__Data section__:
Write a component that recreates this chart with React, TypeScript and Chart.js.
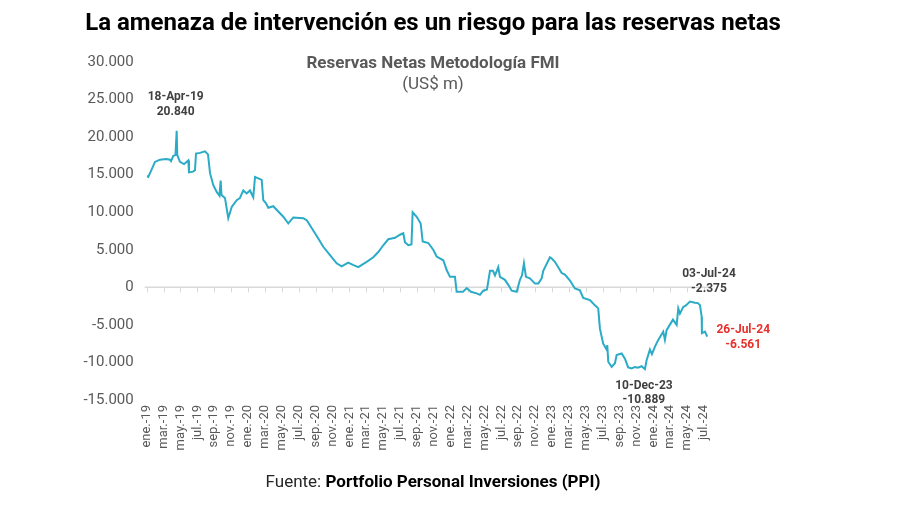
import React, { useEffect, useRef } from "react";
import { Chart, registerables } from "chart.js";

Chart.register(...registerables);

// Tick labels every two months (ene.-19 ... jul.-24)
const monthLabels = [
  "ene.-19", "mar.-19", "may.-19", "jul.-19", "sep.-19", "nov.-19",
  "ene.-20", "mar.-20", "may.-20", "jul.-20", "sep.-20", "nov.-20",
  "ene.-21", "mar.-21", "may.-21", "jul.-21", "sep.-21", "nov.-21",
  "ene.-22", "mar.-22", "may.-22", "jul.-22", "sep.-22", "nov.-22",
  "ene.-23", "mar.-23", "may.-23", "jul.-23", "sep.-23", "nov.-23",
  "ene.-24", "mar.-24", "may.-24", "jul.-24",
];

// Time of each observation, in months since 1 Jan 2019
const months = [
  0, 0.19, 0.63, 0.98, 1.58, 2.29, 2.76, 2.88, 3.15, 3.41,
  3.55, 3.62, 3.94, 4.42, 4.93, 5.01, 5.48, 5.72, 5.84, 6.31,
  6.9, 7.26, 7.5, 7.89, 8.29, 8.62, 8.76, 8.86, 9.27, 9.66,
  10.07, 10.66, 11.05, 11.44, 11.84, 12.23, 12.62, 12.83, 13.62, 13.81,
  14.13, 14.4, 14.99, 15.58, 16.18, 16.77, 17.36, 18.55, 18.98, 19.54,
  20.32, 20.91, 21.71, 22.5, 23.09, 23.87, 24.43, 25.06, 26.05, 26.84,
  27.43, 28.02, 28.61, 29.41, 30.0, 30.39, 30.59, 30.98, 31.36, 31.5,
  31.98, 32.45, 32.69, 33.35, 33.94, 34.34, 35.13, 35.53, 35.92, 36.51,
  36.71, 37.46, 37.9, 38.41, 39.08, 39.47, 39.86, 40.3, 40.66, 41.01,
  41.25, 41.64, 41.84, 42.43, 42.79, 43.23, 43.82, 44.21, 44.45, 44.68,
  44.92, 45.39, 45.99, 46.38, 46.78, 46.97, 47.76, 48.0, 48.35, 49.15,
  49.54, 50.13, 50.72, 51.31, 51.7, 52.5, 53.09, 53.48, 53.68, 54.07,
  54.48, 54.55, 54.67, 55.07, 55.46, 55.66, 56.25, 56.64, 57.03, 57.43,
  57.83, 58.18, 58.62, 59.01, 59.21, 59.6, 59.84, 60.2, 60.59, 61.18,
  61.38, 61.58, 62.17, 62.33, 62.77, 62.96, 63.16, 63.55, 63.87, 64.34,
  64.93, 65.29, 65.53, 65.73, 65.76, 66.12, 66.39,
];

// Reservas netas metodología FMI (US$ m)
const reserves = [
  14800, 14700, 15800, 16700, 17000, 17100, 17000, 16800, 17500, 17600,
  20840, 17600, 16700, 16400, 16900, 15300, 15400, 15600, 17800, 17900,
  18100, 17700, 15200, 13600, 12700, 12200, 14200, 12300, 11900, 9200,
  10700, 11600, 11900, 12900, 12500, 12900, 12000, 14700, 14300, 11600,
  11200, 10600, 10800, 10100, 9400, 8500, 9300, 9200, 8900, 7900,
  6500, 5400, 4300, 3200, 2800, 3300, 3000, 2700, 3400, 4000,
  4700, 5600, 6400, 6600, 7000, 7200, 6000, 5600, 5700, 10000,
  9400, 8500, 6100, 5900, 5000, 4100, 3600, 2300, 1400, 1400,
  -600, -600, -100, -600, -800, -1000, -450, -300, 2200, 2200,
  1600, 2700, 1400, 1000, 400, -450, -600, 1000, 1600, 3200,
  1400, 1200, 500, 500, 1200, 2200, 4000, 3800, 3400, 1900,
  1700, 900, -150, -400, -1400, -1700, -2400, -2800, -5500, -7500,
  -8300, -7700, -9900, -10600, -10100, -9000, -8800, -9500, -10650, -10800,
  -10600, -10700, -10500, -10889, -9700, -8300, -8900, -7900, -7000, -5900,
  -7000, -5700, -4600, -4300, -5000, -2800, -3500, -2600, -2400, -1900,
  -2050, -2100, -2375, -3900, -6100, -5900, -6561,
];

// Highlighted observations
const annotationDates = ["18-Apr-19", "03-Jul-24", "26-Jul-24", "10-Dec-23"];
const annotationMonths = [3.55, 65.53, 66.39, 59.01];
const annotationValues = [20840, -2375, -6561, -10889];
const annotationStyles = [
  { dx: -1, dy1: -33.5, dy2: -19, color: "#404040" },
  { dx: 9, dy1: -31, dy2: -16.5, color: "#404040" },
  { dx: 36, dy1: -6.5, dy2: 8, color: "#e8302c" },
  { dx: -1, dy1: 16.5, dy2: 31, color: "#404040" },
];

const yMin = -15000;
const yMax = 30000;
const yStep = 5000;

const FONT = "Roboto, 'Noto Sans', Arial, sans-serif";

function fmt(v: number): string {
  const neg = v < 0;
  const s = Math.round(Math.abs(v)).toString().replace(/\B(?=(\d{3})+(?!\d))/g, ".");
  return (neg ? "-" : "") + s;
}

const zeroLinePlugin = {
  id: "zeroLine",
  beforeDatasetsDraw(chart: any) {
    const { ctx, chartArea, scales } = chart;
    const y0 = scales.y.getPixelForValue(0);
    ctx.save();
    ctx.strokeStyle = "#d9d9d9";
    ctx.lineWidth = 1.5;
    ctx.beginPath();
    ctx.moveTo(chartArea.left - 2, y0);
    ctx.lineTo(chartArea.right, y0);
    ctx.stroke();
    ctx.lineWidth = 1;
    monthLabels.forEach((_, i) => {
      const x = Math.round(scales.x.getPixelForValue(i * 2)) + 0.5;
      ctx.beginPath();
      ctx.moveTo(x, y0);
      ctx.lineTo(x, y0 + 5);
      ctx.stroke();
    });
    ctx.restore();
  },
};

const annotationPlugin = {
  id: "pointLabels",
  afterDatasetsDraw(chart: any) {
    const { ctx, scales } = chart;
    ctx.save();
    ctx.font = `bold 12px ${FONT}`;
    ctx.textAlign = "center";
    ctx.textBaseline = "middle";
    annotationDates.forEach((d, i) => {
      const st = annotationStyles[i];
      const px = scales.x.getPixelForValue(annotationMonths[i]);
      const py = scales.y.getPixelForValue(annotationValues[i]);
      ctx.fillStyle = st.color;
      ctx.fillText(d, px + st.dx, py + st.dy1);
      ctx.fillText(fmt(annotationValues[i]), px + st.dx, py + st.dy2);
    });
    ctx.restore();
  },
};

export default function App() {
  const canvasRef = useRef<HTMLCanvasElement | null>(null);

  useEffect(() => {
    document.body.style.margin = "0";
    const canvas = canvasRef.current;
    if (!canvas) return;
    const data = months.map((m, i) => ({ x: m, y: reserves[i] }));
    const chart = new Chart(canvas, {
      type: "line",
      data: {
        datasets: [
          {
            data,
            borderColor: "#2aabc6",
            borderWidth: 2,
            pointRadius: 0,
            tension: 0,
            fill: false,
          },
        ],
      },
      options: {
        animation: false,
        responsive: false,
        devicePixelRatio: 1,
        layout: { padding: { left: 0, right: 191, top: 62, bottom: 45 } },
        plugins: {
          legend: { display: false },
          tooltip: { enabled: false },
          title: { display: false },
        },
        scales: {
          x: {
            type: "linear",
            min: 0,
            max: 66.6,
            grid: { display: false, drawTicks: false },
            border: { display: false },
            afterBuildTicks: (scale: any) => {
              scale.ticks = monthLabels.map((_, i) => ({ value: i * 2 }));
            },
            afterFit: (scale: any) => {
              scale.height = 60;
            },
            ticks: {
              autoSkip: false,
              maxRotation: 90,
              minRotation: 90,
              padding: 5,
              color: "#595959",
              font: { family: FONT, size: 13 },
              callback: (v: any) => {
                const idx = Math.round(Number(v) / 2);
                return monthLabels[idx] ?? "";
              },
            },
          },
          y: {
            min: yMin,
            max: yMax,
            grid: { display: false, drawTicks: false },
            border: { display: false },
            afterFit: (scale: any) => {
              scale.width = 146.7;
            },
            ticks: {
              stepSize: yStep,
              padding: 13,
              color: "#595959",
              font: { family: FONT, size: 15 },
              callback: (v: any) => fmt(Number(v)),
            },
          },
        },
      },
      plugins: [zeroLinePlugin, annotationPlugin],
    });
    return () => chart.destroy();
  }, []);

  return (
    <div
      style={{
        position: "absolute",
        left: 0,
        top: 0,
        width: 900,
        height: 505,
        background: "#ffffff",
        fontFamily: FONT,
        overflow: "hidden",
      }}
    >
      <canvas
        ref={canvasRef}
        width={900}
        height={505}
        style={{ position: "absolute", left: 0, top: 0, width: 900, height: 505 }}
      />
      <div
        style={{
          position: "absolute",
          left: 0,
          top: 8,
          width: 866,
          textAlign: "center",
          fontSize: 24,
          lineHeight: "28px",
          fontWeight: 700,
          color: "#000000",
          whiteSpace: "nowrap",
        }}
      >
        La amenaza de intervención es un riesgo para las reservas netas
      </div>
      <div
        style={{
          position: "absolute",
          left: 0,
          top: 52,
          width: 866,
          textAlign: "center",
          fontSize: 17,
          lineHeight: "21px",
          color: "#595959",
          whiteSpace: "nowrap",
        }}
      >
        <div style={{ fontWeight: 700 }}>Reservas Netas Metodología FMI</div>
        <div>(US$ m)</div>
      </div>
      <div
        style={{
          position: "absolute",
          left: 0,
          top: 471,
          width: 866,
          textAlign: "center",
          fontSize: 17,
          lineHeight: "20px",
          color: "#000000",
          whiteSpace: "nowrap",
        }}
      >
        <span style={{ color: "#262626" }}>Fuente: </span>
        <span style={{ fontWeight: 700 }}>Portfolio Personal Inversiones (PPI)</span>
      </div>
    </div>
  );
}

__Work instructions__: Locate the lines above that contain "React" and copy them.

__Problem solution__:
Write a component that recreates this chart with React, TypeScript and Chart.js.
import React, { useEffect, useRef } from "react";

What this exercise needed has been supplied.